According to a study by BMRS Asia commissioned by Western Union that studied the spending patterns of tourists in Thailand, although 85 per cent of tourists to Thailand came with a budget in mind, 36 per cent say they are likely to exceed their budgets when in Thailand.

Specifically, visitors from North Asia – China, South Korea, Taiwan and Japan – and those from the UK and France, admitted they were likely to overspend.

Meanwhile, tourists from Singapore, the Philippines, Australia and the US were more likely to keep to their budgets.

The survey found that the top three items accounting for 80 per cent of holiday expenditure were F&B (37 per cent), accommodation (25 per cent) and shopping for oneself (18 per cent).

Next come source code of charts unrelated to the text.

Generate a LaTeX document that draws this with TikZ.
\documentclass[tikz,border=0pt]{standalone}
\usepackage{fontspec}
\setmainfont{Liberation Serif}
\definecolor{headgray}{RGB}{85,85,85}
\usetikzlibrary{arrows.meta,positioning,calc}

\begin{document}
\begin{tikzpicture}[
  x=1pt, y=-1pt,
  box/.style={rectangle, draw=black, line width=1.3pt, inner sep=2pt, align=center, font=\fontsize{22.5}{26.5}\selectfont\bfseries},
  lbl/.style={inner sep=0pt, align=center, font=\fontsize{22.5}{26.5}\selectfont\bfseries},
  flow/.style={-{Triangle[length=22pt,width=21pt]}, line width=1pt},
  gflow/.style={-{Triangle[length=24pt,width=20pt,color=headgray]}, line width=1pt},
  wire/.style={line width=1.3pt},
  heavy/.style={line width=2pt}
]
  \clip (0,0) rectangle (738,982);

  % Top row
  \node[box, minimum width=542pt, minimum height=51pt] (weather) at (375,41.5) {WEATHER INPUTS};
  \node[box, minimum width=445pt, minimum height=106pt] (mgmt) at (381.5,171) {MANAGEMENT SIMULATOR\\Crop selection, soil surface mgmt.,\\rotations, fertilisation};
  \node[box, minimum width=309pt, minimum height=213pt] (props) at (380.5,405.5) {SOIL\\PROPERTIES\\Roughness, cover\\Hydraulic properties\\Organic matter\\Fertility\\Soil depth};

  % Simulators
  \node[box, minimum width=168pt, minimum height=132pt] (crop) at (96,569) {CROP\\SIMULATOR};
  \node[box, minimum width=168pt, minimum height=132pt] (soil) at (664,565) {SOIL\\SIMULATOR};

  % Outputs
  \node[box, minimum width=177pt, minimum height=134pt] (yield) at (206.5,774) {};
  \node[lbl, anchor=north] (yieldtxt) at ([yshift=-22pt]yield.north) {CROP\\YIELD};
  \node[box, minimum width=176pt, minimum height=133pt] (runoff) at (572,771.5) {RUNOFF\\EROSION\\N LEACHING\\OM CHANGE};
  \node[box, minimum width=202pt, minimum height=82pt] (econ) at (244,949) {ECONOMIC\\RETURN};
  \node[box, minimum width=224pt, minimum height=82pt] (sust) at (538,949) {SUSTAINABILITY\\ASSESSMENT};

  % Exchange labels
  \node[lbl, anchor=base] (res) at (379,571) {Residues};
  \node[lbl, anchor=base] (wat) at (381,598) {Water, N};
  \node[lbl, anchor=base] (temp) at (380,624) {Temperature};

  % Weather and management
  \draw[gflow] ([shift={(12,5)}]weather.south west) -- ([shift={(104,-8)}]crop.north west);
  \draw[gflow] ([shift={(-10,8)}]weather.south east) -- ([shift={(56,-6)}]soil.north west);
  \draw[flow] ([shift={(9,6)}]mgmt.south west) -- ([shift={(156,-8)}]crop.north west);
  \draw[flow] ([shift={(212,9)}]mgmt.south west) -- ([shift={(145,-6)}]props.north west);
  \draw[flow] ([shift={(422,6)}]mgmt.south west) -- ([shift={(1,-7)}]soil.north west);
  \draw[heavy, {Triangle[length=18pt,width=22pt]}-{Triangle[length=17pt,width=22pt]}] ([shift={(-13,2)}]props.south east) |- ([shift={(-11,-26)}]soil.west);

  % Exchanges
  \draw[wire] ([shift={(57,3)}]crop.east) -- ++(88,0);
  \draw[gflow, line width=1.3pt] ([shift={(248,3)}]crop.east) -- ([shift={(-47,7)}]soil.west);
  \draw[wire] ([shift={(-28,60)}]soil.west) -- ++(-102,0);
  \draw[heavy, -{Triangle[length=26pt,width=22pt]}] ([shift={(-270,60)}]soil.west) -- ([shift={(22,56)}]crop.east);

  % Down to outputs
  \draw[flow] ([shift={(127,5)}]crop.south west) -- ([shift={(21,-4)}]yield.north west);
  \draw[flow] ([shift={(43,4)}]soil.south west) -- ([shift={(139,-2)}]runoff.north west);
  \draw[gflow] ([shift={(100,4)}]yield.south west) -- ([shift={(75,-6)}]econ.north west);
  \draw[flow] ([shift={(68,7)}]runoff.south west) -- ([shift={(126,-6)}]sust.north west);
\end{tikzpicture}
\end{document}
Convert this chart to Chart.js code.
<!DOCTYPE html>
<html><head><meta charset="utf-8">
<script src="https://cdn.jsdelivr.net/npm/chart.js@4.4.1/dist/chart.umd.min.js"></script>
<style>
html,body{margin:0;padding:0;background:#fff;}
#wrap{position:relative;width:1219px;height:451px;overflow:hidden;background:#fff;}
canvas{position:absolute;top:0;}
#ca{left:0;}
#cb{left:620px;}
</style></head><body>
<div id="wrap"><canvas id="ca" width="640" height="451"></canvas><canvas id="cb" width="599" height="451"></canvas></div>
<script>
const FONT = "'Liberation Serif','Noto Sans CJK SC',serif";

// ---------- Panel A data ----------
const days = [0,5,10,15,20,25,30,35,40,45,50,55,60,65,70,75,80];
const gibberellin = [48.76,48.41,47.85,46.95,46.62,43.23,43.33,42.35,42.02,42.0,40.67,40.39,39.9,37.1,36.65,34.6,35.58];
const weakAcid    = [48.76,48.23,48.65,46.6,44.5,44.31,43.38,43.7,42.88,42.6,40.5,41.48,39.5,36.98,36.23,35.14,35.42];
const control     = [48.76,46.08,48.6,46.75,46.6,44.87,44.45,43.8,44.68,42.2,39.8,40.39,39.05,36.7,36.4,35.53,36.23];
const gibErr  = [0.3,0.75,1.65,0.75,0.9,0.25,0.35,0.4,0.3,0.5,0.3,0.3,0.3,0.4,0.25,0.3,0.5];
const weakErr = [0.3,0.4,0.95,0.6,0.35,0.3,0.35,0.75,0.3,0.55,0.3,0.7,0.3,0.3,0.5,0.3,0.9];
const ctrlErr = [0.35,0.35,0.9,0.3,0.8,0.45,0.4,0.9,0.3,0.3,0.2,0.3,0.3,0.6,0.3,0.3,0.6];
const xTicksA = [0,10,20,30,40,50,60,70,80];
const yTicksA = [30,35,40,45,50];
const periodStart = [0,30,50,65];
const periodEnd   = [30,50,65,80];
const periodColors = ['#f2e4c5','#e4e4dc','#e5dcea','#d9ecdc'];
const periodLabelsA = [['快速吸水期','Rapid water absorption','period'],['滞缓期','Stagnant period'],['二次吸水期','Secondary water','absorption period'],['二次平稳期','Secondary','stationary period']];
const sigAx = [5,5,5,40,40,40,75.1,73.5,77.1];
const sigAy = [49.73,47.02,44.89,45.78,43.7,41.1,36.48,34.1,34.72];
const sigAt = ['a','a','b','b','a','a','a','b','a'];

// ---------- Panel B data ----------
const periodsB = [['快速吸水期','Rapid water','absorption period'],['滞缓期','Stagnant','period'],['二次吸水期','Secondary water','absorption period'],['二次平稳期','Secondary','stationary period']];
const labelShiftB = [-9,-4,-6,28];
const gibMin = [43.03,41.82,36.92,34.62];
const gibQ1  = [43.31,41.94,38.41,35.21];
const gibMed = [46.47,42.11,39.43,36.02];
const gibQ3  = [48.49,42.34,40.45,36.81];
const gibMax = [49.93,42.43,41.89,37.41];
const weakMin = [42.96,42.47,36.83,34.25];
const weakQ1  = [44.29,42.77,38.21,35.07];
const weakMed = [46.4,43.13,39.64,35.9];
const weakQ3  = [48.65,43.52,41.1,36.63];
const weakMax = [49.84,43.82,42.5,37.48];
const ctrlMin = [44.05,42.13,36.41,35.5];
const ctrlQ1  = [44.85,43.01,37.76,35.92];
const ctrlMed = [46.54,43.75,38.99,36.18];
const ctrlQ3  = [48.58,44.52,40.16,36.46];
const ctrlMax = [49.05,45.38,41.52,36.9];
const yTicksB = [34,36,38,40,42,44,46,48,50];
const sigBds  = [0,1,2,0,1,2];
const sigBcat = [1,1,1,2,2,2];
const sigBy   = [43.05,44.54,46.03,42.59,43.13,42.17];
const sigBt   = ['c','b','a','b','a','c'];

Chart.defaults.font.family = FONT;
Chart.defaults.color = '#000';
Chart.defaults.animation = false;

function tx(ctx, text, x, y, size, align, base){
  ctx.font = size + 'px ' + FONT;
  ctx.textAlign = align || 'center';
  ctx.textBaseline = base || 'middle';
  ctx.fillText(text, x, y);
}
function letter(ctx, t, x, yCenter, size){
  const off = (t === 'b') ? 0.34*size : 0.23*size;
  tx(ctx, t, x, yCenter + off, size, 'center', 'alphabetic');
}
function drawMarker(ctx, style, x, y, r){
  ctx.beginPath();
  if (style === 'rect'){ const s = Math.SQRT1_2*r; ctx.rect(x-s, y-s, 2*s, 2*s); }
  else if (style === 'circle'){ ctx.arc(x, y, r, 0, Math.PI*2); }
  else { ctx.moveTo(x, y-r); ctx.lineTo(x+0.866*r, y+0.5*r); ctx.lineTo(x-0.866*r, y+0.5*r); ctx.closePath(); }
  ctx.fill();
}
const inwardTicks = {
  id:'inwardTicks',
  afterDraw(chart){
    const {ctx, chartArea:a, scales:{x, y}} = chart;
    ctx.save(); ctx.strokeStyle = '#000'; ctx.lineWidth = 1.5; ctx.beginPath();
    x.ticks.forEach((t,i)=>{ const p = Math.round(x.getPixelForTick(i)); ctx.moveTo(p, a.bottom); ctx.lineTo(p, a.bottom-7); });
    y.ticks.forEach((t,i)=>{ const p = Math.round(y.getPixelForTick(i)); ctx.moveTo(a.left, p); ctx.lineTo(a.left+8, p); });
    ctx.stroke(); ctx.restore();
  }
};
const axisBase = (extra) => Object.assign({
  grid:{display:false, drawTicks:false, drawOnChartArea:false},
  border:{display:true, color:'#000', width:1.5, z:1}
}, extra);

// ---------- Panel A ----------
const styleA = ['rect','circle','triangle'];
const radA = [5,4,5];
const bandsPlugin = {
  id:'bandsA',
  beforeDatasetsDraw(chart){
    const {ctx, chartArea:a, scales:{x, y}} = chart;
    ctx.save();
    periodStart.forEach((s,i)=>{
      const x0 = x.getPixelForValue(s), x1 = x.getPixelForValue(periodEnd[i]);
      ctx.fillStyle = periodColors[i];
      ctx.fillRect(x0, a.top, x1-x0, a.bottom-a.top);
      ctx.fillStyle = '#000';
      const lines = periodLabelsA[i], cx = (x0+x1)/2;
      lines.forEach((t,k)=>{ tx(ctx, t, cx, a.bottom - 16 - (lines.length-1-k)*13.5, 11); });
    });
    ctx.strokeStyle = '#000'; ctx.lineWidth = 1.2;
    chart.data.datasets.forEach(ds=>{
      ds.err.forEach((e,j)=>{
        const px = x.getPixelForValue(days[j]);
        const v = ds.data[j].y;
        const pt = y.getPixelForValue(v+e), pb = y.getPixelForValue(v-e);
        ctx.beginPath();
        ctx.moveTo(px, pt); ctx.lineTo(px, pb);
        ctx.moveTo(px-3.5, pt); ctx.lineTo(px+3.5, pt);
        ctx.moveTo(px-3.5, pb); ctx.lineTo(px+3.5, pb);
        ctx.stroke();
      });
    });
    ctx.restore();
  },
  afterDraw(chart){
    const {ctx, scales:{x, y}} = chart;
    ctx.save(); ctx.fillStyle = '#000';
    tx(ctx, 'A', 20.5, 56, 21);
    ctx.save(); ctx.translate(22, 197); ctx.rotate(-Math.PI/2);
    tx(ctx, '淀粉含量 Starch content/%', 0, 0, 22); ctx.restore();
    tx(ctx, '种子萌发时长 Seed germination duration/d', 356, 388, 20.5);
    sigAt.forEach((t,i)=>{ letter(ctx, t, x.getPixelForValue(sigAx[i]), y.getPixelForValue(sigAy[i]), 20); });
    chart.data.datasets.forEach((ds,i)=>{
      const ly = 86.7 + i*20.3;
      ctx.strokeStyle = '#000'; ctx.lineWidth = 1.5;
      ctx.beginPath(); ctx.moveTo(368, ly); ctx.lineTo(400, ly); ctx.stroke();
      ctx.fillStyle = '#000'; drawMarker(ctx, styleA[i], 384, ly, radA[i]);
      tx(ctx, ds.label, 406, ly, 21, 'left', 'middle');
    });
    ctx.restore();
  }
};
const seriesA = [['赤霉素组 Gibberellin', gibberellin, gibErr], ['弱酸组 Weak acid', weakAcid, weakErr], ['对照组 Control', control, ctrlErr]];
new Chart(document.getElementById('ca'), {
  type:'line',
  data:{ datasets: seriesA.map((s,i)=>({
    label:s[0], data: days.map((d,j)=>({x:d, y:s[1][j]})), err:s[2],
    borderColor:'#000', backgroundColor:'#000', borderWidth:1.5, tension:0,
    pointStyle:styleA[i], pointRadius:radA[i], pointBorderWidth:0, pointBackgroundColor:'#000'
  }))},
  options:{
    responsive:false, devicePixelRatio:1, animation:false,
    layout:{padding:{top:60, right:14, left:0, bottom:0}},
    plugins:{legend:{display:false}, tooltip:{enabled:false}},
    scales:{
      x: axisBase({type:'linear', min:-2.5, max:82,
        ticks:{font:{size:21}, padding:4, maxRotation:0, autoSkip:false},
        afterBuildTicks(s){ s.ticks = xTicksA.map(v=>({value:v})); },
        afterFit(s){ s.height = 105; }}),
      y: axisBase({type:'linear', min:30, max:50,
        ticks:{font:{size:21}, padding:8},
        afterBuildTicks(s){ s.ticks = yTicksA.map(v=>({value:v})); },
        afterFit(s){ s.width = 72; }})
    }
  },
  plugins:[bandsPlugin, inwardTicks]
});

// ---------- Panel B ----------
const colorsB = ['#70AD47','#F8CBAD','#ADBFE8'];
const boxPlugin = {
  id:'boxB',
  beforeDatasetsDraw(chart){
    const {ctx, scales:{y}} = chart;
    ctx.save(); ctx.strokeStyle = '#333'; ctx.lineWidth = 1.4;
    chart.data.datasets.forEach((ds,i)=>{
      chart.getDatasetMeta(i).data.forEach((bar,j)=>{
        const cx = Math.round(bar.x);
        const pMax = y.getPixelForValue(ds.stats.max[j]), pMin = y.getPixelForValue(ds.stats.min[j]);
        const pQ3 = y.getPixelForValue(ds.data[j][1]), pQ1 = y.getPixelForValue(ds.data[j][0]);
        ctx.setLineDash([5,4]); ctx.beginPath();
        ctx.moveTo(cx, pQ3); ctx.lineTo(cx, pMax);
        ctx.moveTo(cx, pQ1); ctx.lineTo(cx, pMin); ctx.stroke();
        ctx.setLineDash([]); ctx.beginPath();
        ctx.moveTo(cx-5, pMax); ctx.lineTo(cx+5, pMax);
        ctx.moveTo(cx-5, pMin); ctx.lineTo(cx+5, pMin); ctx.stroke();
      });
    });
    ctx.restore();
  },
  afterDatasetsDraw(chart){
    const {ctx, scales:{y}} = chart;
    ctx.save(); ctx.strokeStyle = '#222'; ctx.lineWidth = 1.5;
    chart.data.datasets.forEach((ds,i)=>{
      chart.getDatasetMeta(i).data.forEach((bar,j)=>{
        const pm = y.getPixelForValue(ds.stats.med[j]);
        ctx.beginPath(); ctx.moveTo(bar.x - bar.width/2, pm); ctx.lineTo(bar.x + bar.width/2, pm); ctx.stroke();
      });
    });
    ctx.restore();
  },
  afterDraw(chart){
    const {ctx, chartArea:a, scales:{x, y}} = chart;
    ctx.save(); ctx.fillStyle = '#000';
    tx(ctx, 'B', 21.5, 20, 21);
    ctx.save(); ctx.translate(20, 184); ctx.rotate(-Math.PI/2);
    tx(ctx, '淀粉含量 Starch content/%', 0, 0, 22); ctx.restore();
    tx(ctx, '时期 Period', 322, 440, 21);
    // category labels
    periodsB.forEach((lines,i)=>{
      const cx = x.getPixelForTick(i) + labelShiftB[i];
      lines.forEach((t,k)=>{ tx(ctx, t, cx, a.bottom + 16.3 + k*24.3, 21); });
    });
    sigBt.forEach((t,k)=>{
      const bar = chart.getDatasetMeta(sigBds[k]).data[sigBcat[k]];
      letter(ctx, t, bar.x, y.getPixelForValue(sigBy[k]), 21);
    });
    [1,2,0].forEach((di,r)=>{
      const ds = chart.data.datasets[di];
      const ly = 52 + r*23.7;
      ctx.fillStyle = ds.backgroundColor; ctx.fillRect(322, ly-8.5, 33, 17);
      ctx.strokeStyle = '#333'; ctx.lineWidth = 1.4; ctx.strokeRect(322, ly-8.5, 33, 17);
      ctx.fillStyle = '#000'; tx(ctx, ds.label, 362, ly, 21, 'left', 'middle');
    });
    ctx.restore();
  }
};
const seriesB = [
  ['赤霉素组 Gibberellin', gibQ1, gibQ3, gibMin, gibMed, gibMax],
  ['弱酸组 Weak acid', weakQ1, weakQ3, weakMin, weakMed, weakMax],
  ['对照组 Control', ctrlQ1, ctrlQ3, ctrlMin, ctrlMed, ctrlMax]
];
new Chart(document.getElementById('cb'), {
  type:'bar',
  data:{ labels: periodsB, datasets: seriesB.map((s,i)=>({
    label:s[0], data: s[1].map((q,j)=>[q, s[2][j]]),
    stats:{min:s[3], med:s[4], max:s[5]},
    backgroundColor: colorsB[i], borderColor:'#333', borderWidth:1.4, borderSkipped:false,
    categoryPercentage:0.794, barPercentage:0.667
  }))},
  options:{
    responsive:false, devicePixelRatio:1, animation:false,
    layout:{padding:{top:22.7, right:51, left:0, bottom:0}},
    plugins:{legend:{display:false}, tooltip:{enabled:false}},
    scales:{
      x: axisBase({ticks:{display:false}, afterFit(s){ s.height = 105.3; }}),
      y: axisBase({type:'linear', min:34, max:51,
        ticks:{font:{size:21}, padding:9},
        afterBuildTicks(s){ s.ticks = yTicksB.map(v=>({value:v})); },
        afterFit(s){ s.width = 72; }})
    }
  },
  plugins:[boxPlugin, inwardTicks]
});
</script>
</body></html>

While Asians, females and tourists above 34 years old ranked shopping for oneself as the number one item they blew money on, travellers under 34 ranked F&B higher on their list of expenses.

Most tourists to Thailand made purchases in cash, with 54 per cent of respondents stating they would use Thai baht to settle their bills. However, three out of four still carried at least one major credit card.

Less than three per cent said they would rely on travellers’ cheques or pre-loaded debit cards for holiday expenses.

The survey polled 300 FITs from 17 different countries who were visiting Bangkok and Pattaya on their spending and money management behaviour in Thailand.